Longitudinal Filtering, Sponge Layers, and Equatorial Jet Formation in a General Circulation Model of Gaseous Exoplanets

TL;DR

This study examines how artificial dissipation in a general circulation model affects the simulation of exoplanet atmospheres, revealing that excessive dissipation causes inaccuracies, but proper tuning yields stable, realistic jet formations and thermal structures.

Contribution

It demonstrates the importance of carefully tuning dissipation parameters in GCMs to accurately simulate exoplanet atmospheric dynamics and jet formation.

Findings

Excessive dissipation causes counter-rotating jets and angular momentum loss.

Reducing dissipation allows super-rotating jets to form, with stable thermal structures.

Vertical velocities are sensitive to dissipation, affecting vertical transport processes.

Abstract

General circulation models are a useful tool in understanding the three dimensional structure of hot Jupiter and sub-Neptune atmospheres; however, understanding the validity of the results from these simulations requires an understanding the artificial dissipation required for numerical stability.
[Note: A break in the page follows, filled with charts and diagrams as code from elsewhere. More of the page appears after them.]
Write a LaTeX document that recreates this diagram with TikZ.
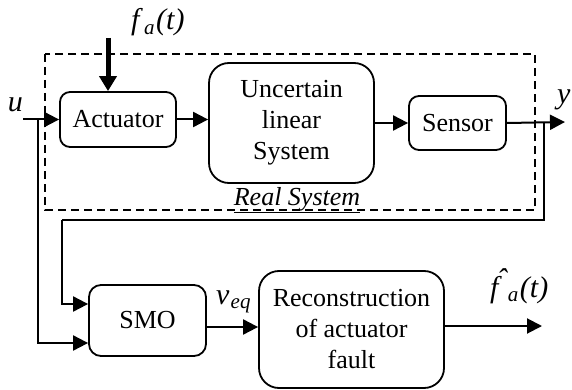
\documentclass[tikz,border=0pt]{standalone}
\usepackage{fontspec}
\setmainfont{Liberation Serif}
\usetikzlibrary{arrows.meta}
\newcommand{\isub}[2]{\textit{#1}\kern0.04em\raisebox{-0.3ex}{\fontsize{21}{21}\selectfont\textit{#2}}}
\newcommand{\fhat}{\ooalign{\textit{f}\cr\kern0.22em\raisebox{0.56ex}{\textit{\char"02C6}}\cr}}
\begin{document}
\begin{tikzpicture}[x=1pt,y=-1pt,
  blk/.style={draw,line width=1.8pt,inner sep=0pt,align=center,
    font=\fontsize{26}{31}\selectfont},
  conn/.style={line width=2pt,-{Triangle[length=15pt,width=15pt]}},
  wire/.style={line width=2pt},
  lbl/.style={inner sep=0pt,font=\fontsize{26}{31}\selectfont},
  mlbl/.style={inner sep=0pt,font=\fontsize{30}{34}\selectfont}]
\useasboundingbox (0,0) rectangle (572,390);
% dashed real system frame
\draw[line width=1.5pt,dash pattern=on 8pt off 5pt] (45,54) rectangle (535,210);
\node[lbl] (rs) at (297,200) {\underline{\textit{Real System}}};
% blocks
\node[blk,rounded corners=10pt,minimum width=116pt,minimum height=55pt] (act) at (118,119.5) {Actuator};
\node[blk,rounded corners=20pt,minimum width=165pt,minimum height=120pt] (sys) at (291.5,123) {Uncertain\\linear\\System};
\node[blk,rounded corners=10pt,minimum width=97pt,minimum height=54pt] (sen) at (457.5,123) {Sensor};
\node[blk,rounded corners=12pt,minimum width=117pt,minimum height=71pt] (smo) at (147.5,320.5) {SMO};
\node[blk,rounded corners=20pt,minimum width=185pt,minimum height=117pt] (rec) at (351.5,329.5) {Reconstruction\\of actuator\\fault};
% labels
\node[mlbl,anchor=base] (ul) at (15.5,112) {\textit{u}};
\node[mlbl,anchor=base west] (yl) at (557,104) {\textit{y}};
\node[mlbl,anchor=base west] (fal) at (131,30) {\isub{f}{a}\kern0.05em\textit{(t)}};
\node[mlbl,anchor=base west] (veq) at (216,304) {\isub{v}{eq}};
\node[mlbl,anchor=base west] (fh) at (490,297) {\isub{\fhat}{a}\kern0.05em\textit{(t)}};
% coordinates
\coordinate (uin) at (23,119.5);
\coordinate (ub) at (38,119.5);
\coordinate (fatop) at (108,38);
\coordinate (yout) at (565,122);
\coordinate (yb) at (544,122);
\coordinate (fb) at (62,220);
\coordinate (out) at (542,326);
% connectors
\draw[conn] (uin) -- (act.west);
\draw[conn] (ub) |- ([yshift=-22.5pt]smo.west);
\draw[line width=5pt,-{Triangle[length=15pt,width=17pt]}] (fatop) -- (fatop |- act.north);
\draw[conn] (act.east) -- (act.east -| sys.west);
\draw[conn] (sen.west -| sys.east) -- (sen.west);
\draw[conn] (sen.east) -- (yout);
\draw[wire] (yb) |- (fb);
\draw[conn] (fb) |- ([yshift=16.5pt]smo.west);
\draw[conn] ([yshift=-6.5pt]smo.east) -- ([yshift=-6.5pt]smo.east -| rec.west);
\draw[conn] (rec.east |- out) -- (out);
\end{tikzpicture}
\end{document}
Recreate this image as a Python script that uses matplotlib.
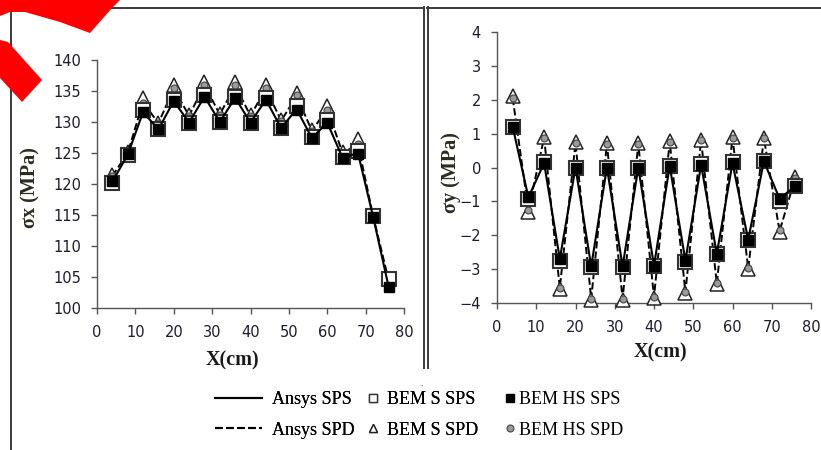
import numpy as np
import matplotlib.pyplot as plt
from matplotlib.lines import Line2D
from matplotlib.patches import Polygon

W, H = 821, 450

# positions along the plate (cm)
x_cm = [4, 8, 12, 16, 20, 24, 28, 32, 36, 40, 44, 48, 52, 56, 60, 64, 68, 72, 76]

# sigma x (MPa)
sx_ansys_sps = [120.4, 124.7, 131.6, 128.8, 133.4, 129.9, 134.1, 130.0, 133.9, 129.9, 133.6, 129.0, 132.1, 127.4, 129.9, 124.2, 125.0, 114.6, 103.4]
sx_bem_s_sps = [120.2, 124.6, 131.9, 128.8, 133.6, 129.9, 134.3, 130.0, 134.1, 129.9, 133.8, 129.1, 132.6, 127.6, 130.4, 124.4, 125.3, 114.9, 104.6]
sx_bem_hs_sps = [120.5, 124.8, 131.6, 128.8, 133.4, 129.9, 134.0, 130.0, 133.9, 129.9, 133.5, 129.0, 132.0, 127.4, 129.9, 124.2, 124.9, 114.6, 103.4]
sx_ansys_spd = [121.3, 125.0, 133.2, 129.8, 135.4, 131.0, 136.0, 131.2, 135.9, 131.0, 135.4, 130.2, 134.2, 128.6, 132.1, 125.0, 126.4, 114.7, 104.5]
sx_bem_s_spd = [121.5, 125.1, 133.8, 129.9, 135.9, 131.1, 136.5, 131.3, 136.4, 131.1, 135.9, 130.3, 134.7, 128.7, 132.6, 125.1, 127.2, 114.8, 104.7]
sx_bem_hs_spd = [121.3, 125.0, 133.0, 129.8, 135.5, 131.0, 136.0, 131.2, 135.9, 131.0, 135.5, 130.2, 134.3, 128.6, 132.0, 125.0, 126.5, 114.7, 104.5]

# sigma y (MPa)
sy_ansys_sps = [1.2, -0.88, 0.13, -2.7, 0.0, -2.92, 0.0, -2.92, 0.0, -2.9, 0.05, -2.75, 0.08, -2.55, 0.13, -2.13, 0.18, -0.92, -0.55]
sy_bem_s_sps = [1.2, -0.92, 0.15, -2.75, 0.0, -2.95, 0.0, -2.95, 0.0, -2.92, 0.05, -2.78, 0.1, -2.55, 0.15, -2.15, 0.2, -1.0, -0.55]
sy_bem_hs_sps = [1.2, -0.88, 0.13, -2.7, 0.0, -2.92, 0.0, -2.92, 0.0, -2.9, 0.05, -2.75, 0.08, -2.55, 0.13, -2.13, 0.18, -0.92, -0.55]
sy_ansys_spd = [2.05, -1.25, 0.88, -3.55, 0.72, -3.88, 0.7, -3.88, 0.7, -3.82, 0.76, -3.68, 0.8, -3.42, 0.88, -2.98, 0.86, -1.88, -0.3]
sy_bem_s_spd = [2.1, -1.3, 0.9, -3.6, 0.75, -3.9, 0.72, -3.9, 0.72, -3.85, 0.78, -3.7, 0.82, -3.45, 0.9, -3.0, 0.88, -1.9, -0.28]
sy_bem_hs_spd = [2.05, -1.25, 0.88, -3.55, 0.72, -3.88, 0.7, -3.88, 0.7, -3.82, 0.76, -3.68, 0.8, -3.42, 0.88, -2.98, 0.86, -1.85, -0.3]

xticks = [0, 10, 20, 30, 40, 50, 60, 70, 80]
sx_ticks = [100, 105, 110, 115, 120, 125, 130, 135, 140]
sy_ticks = [-4, -3, -2, -1, 0, 1, 2, 3, 4]


def fx(x):
    return x / W


def fy(y):
    return 1 - y / H


def rect(x0, y0, x1, y1):
    # pixel box -> figure fraction [left, bottom, width, height]
    return [fx(x0), fy(y1), (x1 - x0) / W, (y1 - y0) / H]


serif = ['Liberation Serif', 'DejaVu Serif']
tick_col = '#1c1c2c'
spine_col = '#555555'

fig = plt.figure(figsize=(W / 100, H / 100), dpi=100)
fig.patch.set_facecolor('white')

ax1 = fig.add_axes(rect(97, 60, 404, 308))
ax2 = fig.add_axes(rect(497, 32, 811, 303))


def draw_series(ax, a_sps, s_sps, hs_sps, a_spd, s_spd, hs_spd):
    ax.plot(x_cm, a_spd, ls='--', color='black', lw=1.4, zorder=2, clip_on=False)
    ax.plot(x_cm, s_spd, ls='none', marker='^', ms=10, mfc='white', mec='#222222',
            mew=1.1, zorder=3, clip_on=False)
    ax.plot(x_cm, hs_spd, ls='none', marker='o', ms=5, mfc='#9a9a9a', mec='#444444',
            mew=0.8, zorder=4, clip_on=False)
    ax.plot(x_cm, s_sps, ls='none', marker='s', ms=10, mfc='white', mec='#333333',
            mew=1.5, zorder=5, clip_on=False)
    ax.plot(x_cm, a_sps, ls='-', color='black', lw=1.5, zorder=6, clip_on=False)
    ax.plot(x_cm, hs_sps, ls='none', marker='s', ms=6.5, mfc='black', mec='black',
            zorder=7, clip_on=False)


draw_series(ax1, sx_ansys_sps, sx_bem_s_sps, sx_bem_hs_sps, sx_ansys_spd, sx_bem_s_spd, sx_bem_hs_spd)
draw_series(ax2, sy_ansys_sps, sy_bem_s_sps, sy_bem_hs_sps, sy_ansys_spd, sy_bem_s_spd, sy_bem_hs_spd)

ax1.set_xlim(0, 80)
ax1.set_ylim(100, 140)
ax1.set_yticks(sx_ticks)
ax2.set_xlim(0, 80)
ax2.set_ylim(-4, 4)
ax2.set_yticks(sy_ticks)

for ax in (ax1, ax2):
    ax.set_xticks(xticks)
    ax.set_facecolor('none')
    for s in ('top', 'right'):
        ax.spines[s].set_visible(False)
    for s in ('left', 'bottom'):
        ax.spines[s].set_color(spine_col)
        ax.spines[s].set_linewidth(1.0)
    ax.tick_params(axis='both', direction='out', length=4.5, width=1.0,
                   color=spine_col, labelsize=10.5, labelcolor=tick_col)
    ax.tick_params(axis='y', pad=7)
    ax.tick_params(axis='x', pad=8)

# axis titles
lab_col = '#2b2b1f'
fig.text(fx(30), fy(188), 'σx (MPa)', rotation=90, ha='center', va='center',
         family=serif, fontsize=14.5, fontweight='bold', color=lab_col)
fig.text(fx(232), fy(360), 'X(cm)', ha='center', va='center',
         family=serif, fontsize=14.5, fontweight='bold', color='#1a1a1a')
fig.text(fx(451), fy(173), 'σy (MPa)', rotation=90, ha='center', va='center',
         family=serif, fontsize=14.5, fontweight='bold', color=lab_col)
fig.text(fx(660), fy(352), 'X(cm)', ha='center', va='center',
         family=serif, fontsize=14.5, fontweight='bold', color='#1a1a1a')

# legend, three columns
col1 = [Line2D([], [], color='black', lw=1.5, ls='-'),
        Line2D([], [], color='black', lw=1.5, ls='--')]
col2 = [Line2D([], [], ls='none', marker='s', ms=5.5, mfc='white', mec='#333333', mew=1.0),
        Line2D([], [], ls='none', marker='^', ms=5.5, mfc='white', mec='#222222', mew=1.0)]
col3 = [Line2D([], [], ls='none', marker='s', ms=5.5, mfc='black', mec='black'),
        Line2D([], [], ls='none', marker='o', ms=5, mfc='#9a9a9a', mec='#444444', mew=0.8)]

leg_kw = dict(loc='upper left', frameon=False, borderpad=0, borderaxespad=0,
              labelspacing=0.75, prop={'family': serif, 'size': 13})
leg1 = fig.legend(col1, ['Ansys SPS', 'Ansys SPD'], bbox_to_anchor=(fx(215), fy(391)),
                  handlelength=2.6, handletextpad=0.55, **leg_kw)
leg2 = fig.legend(col2, ['BEM S SPS', 'BEM S SPD'], bbox_to_anchor=(fx(366), fy(391)),
                  handlelength=0.8, handletextpad=0.35, **leg_kw)
leg3 = fig.legend(col3, ['BEM HS SPS', 'BEM HS SPD'], bbox_to_anchor=(fx(503), fy(391)),
                  handlelength=0.8, handletextpad=0.1, **leg_kw)
fig.add_artist(leg1)
fig.add_artist(leg2)
fig.text(fx(421), fy(384), '..', ha='center', va='center', fontsize=5, color='#555555')

# panel frames
frame = dict(color='#3a3a3a', lw=1.4, transform=fig.transFigure)
for xs, ys in [((10, 424), (7.5, 7.5)),
               ((10.5, 10.5), (11, 450)),
               ((423.5, 423.5), (7, 368)),
               ((427.5, 427.5), (7, 368)),
               ((427, 821), (7.5, 7.5))]:
    fig.add_artist(Line2D([fx(v) for v in xs], [fy(v) for v in ys], **frame))

# red marker stroke in the corner
red_top = [(0, 0), (120, 0), (112, 8), (90, 33), (60, 22), (25, 12), (10, 12), (0, 16)]
red_low = [(0, 40), (8, 42), (42, 80), (22, 102), (0, 78)]
for pts in (red_top, red_low):
    fig.add_artist(Polygon([(fx(a), fy(b)) for a, b in pts], closed=True,
                           facecolor='#ff0000', edgecolor='none',
                           transform=fig.transFigure, zorder=10))

fig.savefig('out.png', dpi=100)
In this paper, we investigate the impact of the longitudinal filter and vertical ``sponge'' used in the Met Office's {\sc Unified Model} when simulating gaseous exoplanets. We demonstrate that excessive dissipation can result in counter-rotating jets and a catastrophic failure to conserve angular momentum. Once the dissipation is reduced to a level where a super-rotating jet forms, however, the jet and thermal structure are relatively insensitive to the dissipation, except in the nightside gyres where temperatures can vary by $\sim 100\,\mathrm{K}$. We do find, however, that flattening the latitudinal profile of the longitudinal filtering alters the results more than a reduction in the strength of the filtering itself. We also show that even in situations where the temperatures are relatively insensitive to the dissipation, the vertical velocities can still vary with the dissipation, potentially impacting physical processes that depend on the local vertical transport.